Excerpted data »

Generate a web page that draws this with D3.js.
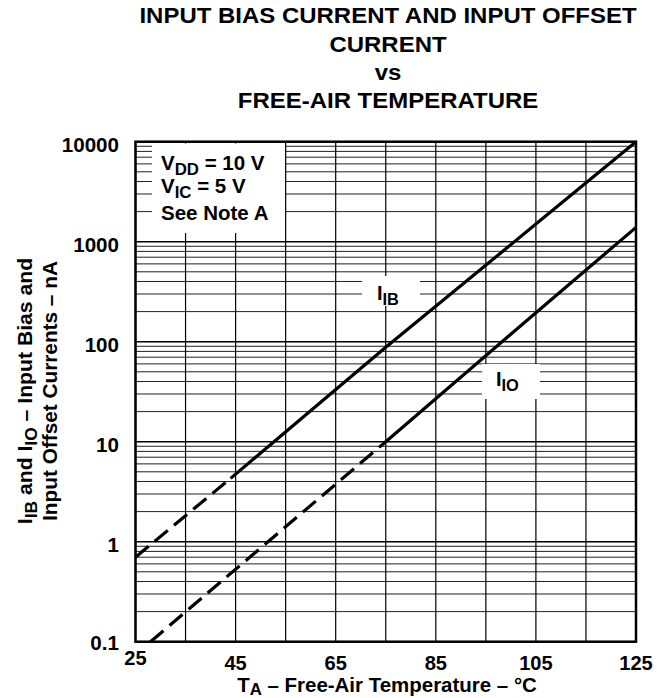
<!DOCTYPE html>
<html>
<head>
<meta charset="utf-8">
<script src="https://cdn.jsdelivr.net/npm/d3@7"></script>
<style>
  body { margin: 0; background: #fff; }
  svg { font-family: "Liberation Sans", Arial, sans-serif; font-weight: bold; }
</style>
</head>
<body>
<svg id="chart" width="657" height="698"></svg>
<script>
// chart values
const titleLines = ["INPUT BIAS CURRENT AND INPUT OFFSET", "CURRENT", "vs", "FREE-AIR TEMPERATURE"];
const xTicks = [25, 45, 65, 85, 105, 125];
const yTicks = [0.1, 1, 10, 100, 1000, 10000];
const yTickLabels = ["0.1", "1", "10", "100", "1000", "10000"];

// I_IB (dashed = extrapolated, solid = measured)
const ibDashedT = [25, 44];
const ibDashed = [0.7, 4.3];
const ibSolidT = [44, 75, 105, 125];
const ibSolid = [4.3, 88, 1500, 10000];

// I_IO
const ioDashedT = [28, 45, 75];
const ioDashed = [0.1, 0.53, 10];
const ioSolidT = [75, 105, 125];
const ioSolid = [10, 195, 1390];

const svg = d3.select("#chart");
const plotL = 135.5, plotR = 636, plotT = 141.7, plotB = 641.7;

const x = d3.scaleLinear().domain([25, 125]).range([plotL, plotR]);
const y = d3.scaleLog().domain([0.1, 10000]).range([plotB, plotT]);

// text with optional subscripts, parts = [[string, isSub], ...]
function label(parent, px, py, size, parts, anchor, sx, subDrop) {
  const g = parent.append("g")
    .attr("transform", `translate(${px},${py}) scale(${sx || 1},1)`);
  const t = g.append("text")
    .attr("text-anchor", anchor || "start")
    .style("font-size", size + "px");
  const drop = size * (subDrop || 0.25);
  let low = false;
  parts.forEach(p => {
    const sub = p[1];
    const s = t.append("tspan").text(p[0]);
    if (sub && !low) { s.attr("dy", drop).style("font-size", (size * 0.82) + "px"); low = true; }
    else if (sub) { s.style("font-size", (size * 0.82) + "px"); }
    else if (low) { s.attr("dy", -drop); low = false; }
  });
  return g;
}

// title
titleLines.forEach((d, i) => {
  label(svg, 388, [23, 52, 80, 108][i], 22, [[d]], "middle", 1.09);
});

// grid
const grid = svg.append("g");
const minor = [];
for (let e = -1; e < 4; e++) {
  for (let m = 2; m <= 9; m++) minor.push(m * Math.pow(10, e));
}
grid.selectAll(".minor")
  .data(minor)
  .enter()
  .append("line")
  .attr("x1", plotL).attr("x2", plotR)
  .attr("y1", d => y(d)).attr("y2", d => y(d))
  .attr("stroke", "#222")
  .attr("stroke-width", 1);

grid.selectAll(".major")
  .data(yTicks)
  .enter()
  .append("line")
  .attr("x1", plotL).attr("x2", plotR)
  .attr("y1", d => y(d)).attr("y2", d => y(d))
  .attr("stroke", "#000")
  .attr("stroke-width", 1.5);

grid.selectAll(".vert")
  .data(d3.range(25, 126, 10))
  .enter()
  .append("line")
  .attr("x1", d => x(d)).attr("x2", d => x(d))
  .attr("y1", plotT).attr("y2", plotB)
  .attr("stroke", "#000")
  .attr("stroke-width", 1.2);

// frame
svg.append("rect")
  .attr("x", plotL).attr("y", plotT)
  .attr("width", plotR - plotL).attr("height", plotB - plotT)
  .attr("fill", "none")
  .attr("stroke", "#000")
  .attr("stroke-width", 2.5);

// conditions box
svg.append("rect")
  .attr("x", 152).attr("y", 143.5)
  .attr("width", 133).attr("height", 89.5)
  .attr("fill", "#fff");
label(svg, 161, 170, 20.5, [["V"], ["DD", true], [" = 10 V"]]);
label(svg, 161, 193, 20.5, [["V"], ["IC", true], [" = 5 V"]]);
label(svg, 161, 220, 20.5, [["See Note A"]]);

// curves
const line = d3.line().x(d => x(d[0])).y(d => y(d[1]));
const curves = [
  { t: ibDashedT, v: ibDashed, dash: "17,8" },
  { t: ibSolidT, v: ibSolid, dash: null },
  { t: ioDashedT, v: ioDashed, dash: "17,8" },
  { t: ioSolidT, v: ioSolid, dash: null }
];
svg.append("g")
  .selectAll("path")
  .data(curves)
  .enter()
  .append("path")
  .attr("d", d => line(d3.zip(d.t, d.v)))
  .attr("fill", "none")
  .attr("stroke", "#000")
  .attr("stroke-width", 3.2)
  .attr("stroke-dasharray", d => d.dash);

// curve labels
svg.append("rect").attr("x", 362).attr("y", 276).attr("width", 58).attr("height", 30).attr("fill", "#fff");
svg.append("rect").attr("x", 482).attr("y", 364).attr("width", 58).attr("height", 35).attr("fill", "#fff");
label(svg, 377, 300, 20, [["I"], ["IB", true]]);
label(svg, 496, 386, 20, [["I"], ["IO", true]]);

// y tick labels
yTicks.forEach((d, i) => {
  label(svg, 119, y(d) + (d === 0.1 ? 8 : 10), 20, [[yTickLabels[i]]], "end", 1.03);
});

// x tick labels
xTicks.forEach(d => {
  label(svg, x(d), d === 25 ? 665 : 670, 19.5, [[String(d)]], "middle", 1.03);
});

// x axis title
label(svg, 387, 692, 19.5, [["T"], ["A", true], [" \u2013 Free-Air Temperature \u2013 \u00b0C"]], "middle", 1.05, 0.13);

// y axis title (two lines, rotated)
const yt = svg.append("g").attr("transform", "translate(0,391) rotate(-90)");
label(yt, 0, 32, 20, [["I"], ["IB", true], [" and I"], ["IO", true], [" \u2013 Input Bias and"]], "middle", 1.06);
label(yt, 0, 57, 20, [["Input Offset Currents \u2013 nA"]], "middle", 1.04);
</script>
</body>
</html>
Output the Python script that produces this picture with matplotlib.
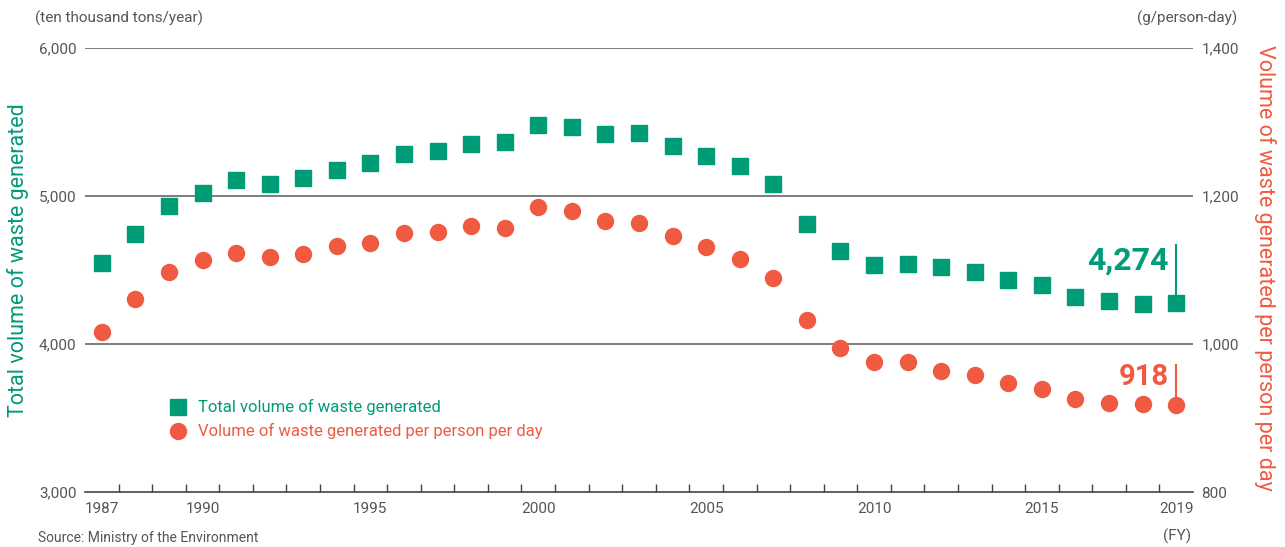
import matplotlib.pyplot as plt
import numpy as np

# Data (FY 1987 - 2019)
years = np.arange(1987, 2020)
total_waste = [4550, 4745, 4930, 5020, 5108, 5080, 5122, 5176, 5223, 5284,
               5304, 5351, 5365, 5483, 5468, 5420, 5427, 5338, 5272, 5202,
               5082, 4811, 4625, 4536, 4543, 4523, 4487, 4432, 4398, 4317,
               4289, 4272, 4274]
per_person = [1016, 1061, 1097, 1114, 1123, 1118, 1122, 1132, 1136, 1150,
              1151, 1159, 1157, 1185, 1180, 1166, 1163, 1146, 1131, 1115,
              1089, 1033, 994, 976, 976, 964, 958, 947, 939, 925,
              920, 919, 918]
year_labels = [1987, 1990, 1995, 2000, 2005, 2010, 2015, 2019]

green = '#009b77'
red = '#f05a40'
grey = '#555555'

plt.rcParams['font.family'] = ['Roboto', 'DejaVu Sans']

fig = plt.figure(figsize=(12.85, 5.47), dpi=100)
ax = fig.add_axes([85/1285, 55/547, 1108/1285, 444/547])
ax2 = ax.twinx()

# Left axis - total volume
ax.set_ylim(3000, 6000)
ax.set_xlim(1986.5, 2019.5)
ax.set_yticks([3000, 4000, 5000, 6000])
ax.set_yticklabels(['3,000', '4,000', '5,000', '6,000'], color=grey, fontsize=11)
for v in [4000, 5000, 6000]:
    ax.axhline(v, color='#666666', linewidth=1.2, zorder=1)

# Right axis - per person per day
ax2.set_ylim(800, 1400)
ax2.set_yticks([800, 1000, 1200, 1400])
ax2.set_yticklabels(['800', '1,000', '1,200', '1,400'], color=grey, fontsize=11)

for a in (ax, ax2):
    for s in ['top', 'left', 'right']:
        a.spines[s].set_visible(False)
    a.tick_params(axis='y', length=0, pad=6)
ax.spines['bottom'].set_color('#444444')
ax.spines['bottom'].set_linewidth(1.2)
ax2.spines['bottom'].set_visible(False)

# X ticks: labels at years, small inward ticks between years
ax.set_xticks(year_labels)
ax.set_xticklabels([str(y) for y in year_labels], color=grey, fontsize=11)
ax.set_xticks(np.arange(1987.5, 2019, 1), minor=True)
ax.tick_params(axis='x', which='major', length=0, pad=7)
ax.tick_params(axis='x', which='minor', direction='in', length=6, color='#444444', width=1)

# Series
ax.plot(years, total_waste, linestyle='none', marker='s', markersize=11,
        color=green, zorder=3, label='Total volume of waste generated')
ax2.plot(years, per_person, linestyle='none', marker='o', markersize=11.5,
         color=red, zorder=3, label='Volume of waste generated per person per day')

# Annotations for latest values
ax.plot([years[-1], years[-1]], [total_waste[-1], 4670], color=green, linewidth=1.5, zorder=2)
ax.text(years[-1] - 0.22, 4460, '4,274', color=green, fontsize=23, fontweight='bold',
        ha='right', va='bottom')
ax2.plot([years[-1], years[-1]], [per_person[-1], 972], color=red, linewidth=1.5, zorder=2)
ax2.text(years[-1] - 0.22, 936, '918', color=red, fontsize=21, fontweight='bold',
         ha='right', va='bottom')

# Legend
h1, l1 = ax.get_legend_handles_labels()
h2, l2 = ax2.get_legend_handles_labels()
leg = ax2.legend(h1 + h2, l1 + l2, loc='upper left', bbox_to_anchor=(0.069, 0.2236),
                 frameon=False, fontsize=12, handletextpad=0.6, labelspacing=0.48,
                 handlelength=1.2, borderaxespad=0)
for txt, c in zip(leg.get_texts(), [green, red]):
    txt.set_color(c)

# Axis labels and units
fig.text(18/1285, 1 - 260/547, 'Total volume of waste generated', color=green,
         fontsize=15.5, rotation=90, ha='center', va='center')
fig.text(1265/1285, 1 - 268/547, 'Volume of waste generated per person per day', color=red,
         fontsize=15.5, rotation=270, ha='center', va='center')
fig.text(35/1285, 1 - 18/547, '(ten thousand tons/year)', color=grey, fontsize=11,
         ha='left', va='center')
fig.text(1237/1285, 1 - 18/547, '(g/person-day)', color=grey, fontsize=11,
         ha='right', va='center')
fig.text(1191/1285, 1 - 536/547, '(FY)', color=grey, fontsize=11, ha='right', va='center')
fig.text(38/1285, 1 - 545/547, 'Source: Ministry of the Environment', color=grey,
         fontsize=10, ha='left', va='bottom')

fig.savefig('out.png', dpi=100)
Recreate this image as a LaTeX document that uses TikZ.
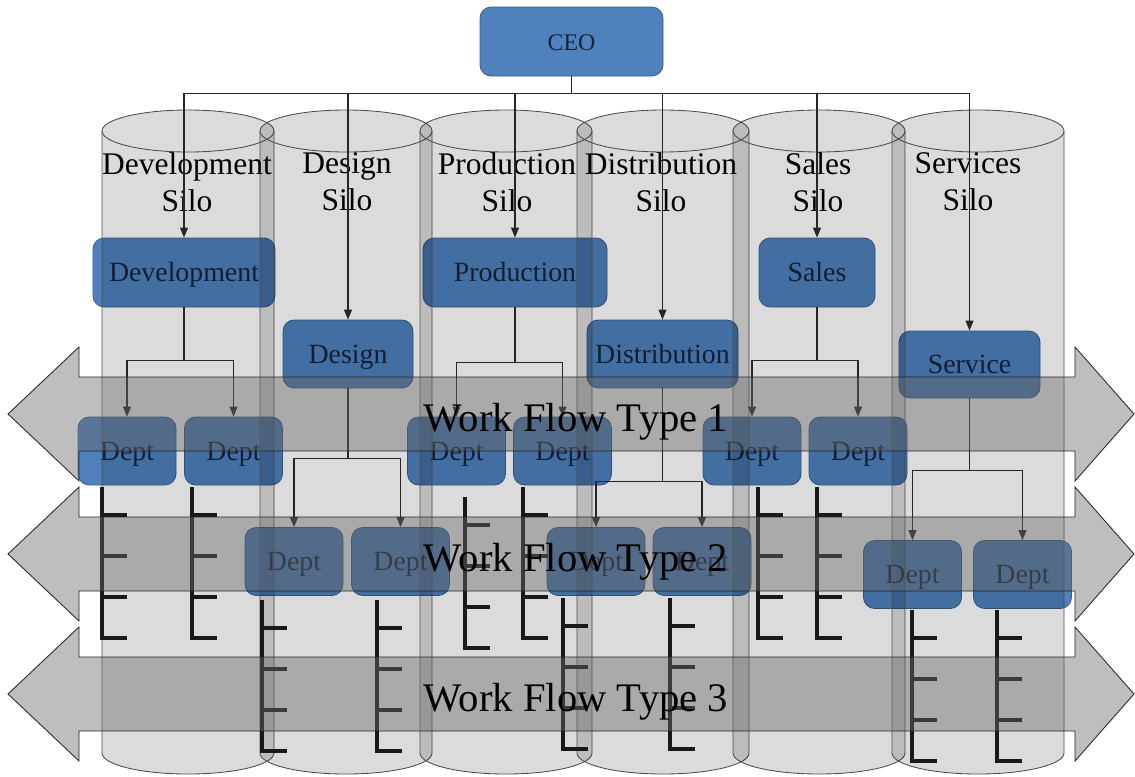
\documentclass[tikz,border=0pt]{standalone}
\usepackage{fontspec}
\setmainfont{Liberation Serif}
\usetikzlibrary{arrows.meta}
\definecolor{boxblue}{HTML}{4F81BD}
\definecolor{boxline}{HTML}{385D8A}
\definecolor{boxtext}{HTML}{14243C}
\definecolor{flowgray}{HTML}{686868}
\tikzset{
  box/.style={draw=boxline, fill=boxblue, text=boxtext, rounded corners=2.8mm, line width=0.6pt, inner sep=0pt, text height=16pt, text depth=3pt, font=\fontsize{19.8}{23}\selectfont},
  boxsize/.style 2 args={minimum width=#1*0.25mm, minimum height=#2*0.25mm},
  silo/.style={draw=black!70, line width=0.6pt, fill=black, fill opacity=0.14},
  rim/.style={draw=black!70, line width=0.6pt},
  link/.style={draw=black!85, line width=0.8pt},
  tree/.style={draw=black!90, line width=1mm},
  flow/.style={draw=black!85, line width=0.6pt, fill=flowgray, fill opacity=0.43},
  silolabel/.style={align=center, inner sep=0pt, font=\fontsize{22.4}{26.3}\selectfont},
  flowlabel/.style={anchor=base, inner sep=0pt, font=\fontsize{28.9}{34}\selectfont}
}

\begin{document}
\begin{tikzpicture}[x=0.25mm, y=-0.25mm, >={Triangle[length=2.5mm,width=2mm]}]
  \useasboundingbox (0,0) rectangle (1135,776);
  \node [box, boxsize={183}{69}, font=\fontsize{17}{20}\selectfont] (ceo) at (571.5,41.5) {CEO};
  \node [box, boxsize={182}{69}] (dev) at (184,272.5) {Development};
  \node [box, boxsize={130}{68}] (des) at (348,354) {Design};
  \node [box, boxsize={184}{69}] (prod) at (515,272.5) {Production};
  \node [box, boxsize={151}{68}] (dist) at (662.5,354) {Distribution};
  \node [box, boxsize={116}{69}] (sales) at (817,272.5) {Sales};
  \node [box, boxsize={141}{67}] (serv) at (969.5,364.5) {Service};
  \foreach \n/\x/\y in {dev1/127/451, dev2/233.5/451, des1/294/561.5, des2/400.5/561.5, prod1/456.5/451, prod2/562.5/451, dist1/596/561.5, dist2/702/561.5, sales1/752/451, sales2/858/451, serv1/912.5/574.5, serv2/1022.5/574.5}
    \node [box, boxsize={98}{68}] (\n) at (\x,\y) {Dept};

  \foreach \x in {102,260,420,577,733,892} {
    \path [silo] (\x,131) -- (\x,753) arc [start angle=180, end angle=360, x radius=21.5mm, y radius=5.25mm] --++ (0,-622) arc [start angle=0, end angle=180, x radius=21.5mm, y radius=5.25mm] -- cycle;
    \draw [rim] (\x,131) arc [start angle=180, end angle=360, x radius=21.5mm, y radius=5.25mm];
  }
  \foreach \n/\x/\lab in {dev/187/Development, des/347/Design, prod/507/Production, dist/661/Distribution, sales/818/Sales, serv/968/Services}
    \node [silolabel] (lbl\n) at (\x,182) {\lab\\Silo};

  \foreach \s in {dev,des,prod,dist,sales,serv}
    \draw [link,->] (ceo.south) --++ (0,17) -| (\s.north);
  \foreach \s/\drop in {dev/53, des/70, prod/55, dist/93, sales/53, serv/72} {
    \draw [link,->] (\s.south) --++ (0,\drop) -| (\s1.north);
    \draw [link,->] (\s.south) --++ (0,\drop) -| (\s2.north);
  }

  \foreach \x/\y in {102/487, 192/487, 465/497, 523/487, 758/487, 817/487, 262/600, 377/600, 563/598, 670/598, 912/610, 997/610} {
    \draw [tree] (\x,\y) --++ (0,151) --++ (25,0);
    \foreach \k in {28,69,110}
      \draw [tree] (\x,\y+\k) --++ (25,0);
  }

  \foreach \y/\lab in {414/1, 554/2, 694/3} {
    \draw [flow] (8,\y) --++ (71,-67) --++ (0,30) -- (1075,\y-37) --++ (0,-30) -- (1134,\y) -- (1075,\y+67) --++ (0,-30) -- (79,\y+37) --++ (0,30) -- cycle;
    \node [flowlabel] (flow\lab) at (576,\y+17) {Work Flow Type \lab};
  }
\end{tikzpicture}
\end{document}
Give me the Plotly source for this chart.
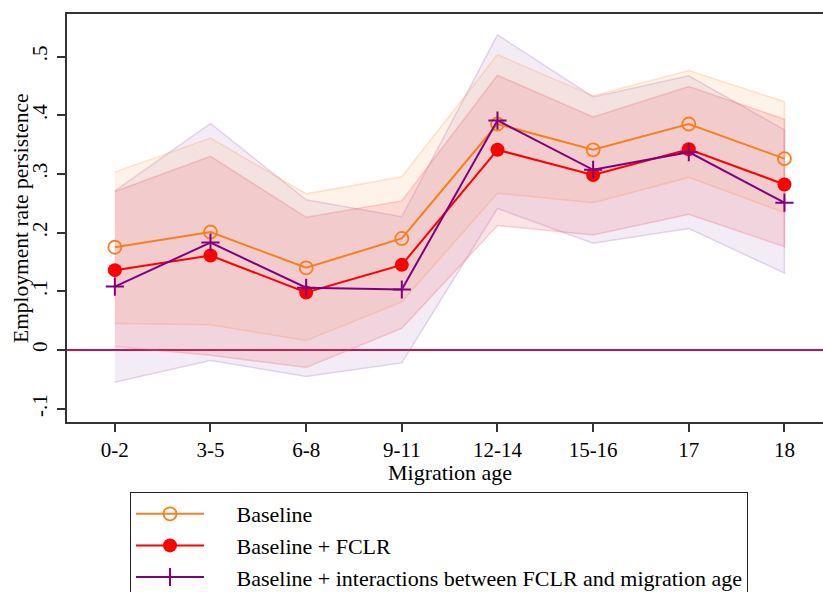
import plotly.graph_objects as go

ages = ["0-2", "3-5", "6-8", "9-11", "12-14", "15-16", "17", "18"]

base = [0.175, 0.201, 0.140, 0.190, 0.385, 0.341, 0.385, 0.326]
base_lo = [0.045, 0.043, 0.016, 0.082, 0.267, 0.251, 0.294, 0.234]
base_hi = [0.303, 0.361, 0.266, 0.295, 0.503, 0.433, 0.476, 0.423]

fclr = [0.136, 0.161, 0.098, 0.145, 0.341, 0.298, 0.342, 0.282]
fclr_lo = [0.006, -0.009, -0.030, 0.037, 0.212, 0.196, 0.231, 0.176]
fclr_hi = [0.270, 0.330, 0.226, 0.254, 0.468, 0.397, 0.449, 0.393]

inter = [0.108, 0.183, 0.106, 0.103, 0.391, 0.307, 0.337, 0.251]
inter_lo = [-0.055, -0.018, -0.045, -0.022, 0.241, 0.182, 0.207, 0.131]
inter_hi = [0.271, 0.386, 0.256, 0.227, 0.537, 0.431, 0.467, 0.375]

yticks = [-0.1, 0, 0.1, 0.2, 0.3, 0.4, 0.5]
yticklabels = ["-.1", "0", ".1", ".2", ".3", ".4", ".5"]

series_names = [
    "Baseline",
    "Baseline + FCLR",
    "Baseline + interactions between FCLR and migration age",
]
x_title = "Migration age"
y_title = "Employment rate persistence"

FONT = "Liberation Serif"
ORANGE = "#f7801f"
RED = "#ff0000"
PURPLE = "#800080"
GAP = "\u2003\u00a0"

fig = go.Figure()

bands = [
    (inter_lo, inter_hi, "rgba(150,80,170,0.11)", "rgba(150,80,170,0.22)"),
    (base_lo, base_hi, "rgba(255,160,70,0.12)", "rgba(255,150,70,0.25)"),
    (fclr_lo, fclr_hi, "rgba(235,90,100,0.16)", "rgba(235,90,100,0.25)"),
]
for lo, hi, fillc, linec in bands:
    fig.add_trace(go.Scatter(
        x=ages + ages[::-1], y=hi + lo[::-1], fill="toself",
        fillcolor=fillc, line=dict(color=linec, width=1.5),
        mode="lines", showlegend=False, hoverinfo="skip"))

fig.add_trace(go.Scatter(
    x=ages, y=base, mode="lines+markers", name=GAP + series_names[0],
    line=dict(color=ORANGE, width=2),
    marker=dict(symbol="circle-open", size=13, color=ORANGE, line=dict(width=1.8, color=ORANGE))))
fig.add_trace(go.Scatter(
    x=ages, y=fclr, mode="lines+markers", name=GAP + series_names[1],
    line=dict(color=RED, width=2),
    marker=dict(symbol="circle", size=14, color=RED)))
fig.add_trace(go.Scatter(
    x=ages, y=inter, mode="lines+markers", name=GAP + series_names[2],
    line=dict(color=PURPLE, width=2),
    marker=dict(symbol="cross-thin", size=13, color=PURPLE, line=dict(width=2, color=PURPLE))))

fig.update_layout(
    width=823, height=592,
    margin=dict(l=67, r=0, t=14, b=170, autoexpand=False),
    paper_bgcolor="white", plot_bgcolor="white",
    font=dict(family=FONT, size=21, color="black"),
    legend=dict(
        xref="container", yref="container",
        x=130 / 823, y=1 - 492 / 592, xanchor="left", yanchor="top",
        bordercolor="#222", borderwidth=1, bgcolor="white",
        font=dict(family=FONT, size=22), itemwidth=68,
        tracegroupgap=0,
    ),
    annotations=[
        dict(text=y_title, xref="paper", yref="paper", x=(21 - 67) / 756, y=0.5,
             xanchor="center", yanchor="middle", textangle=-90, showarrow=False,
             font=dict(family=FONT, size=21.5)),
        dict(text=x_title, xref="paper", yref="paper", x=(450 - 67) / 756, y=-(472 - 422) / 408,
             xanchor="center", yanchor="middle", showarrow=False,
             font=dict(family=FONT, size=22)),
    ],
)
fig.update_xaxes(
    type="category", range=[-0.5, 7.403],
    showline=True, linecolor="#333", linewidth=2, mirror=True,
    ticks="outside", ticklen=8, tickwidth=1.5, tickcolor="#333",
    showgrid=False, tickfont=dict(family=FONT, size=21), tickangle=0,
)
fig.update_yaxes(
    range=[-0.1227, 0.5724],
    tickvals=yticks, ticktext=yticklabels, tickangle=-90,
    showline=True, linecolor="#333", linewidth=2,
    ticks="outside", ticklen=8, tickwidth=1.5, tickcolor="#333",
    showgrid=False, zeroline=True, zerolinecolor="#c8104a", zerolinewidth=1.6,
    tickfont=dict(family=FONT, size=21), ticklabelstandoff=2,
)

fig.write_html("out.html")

Requirements » Only the lines between the one with "Output the Python" and the one with "import numpy as np", those two included, get copied from the material above. Keep it exact and free of pictures.

Output below »
Output the Python script that produces this picture with matplotlib.
import matplotlib.pyplot as plt
import numpy as np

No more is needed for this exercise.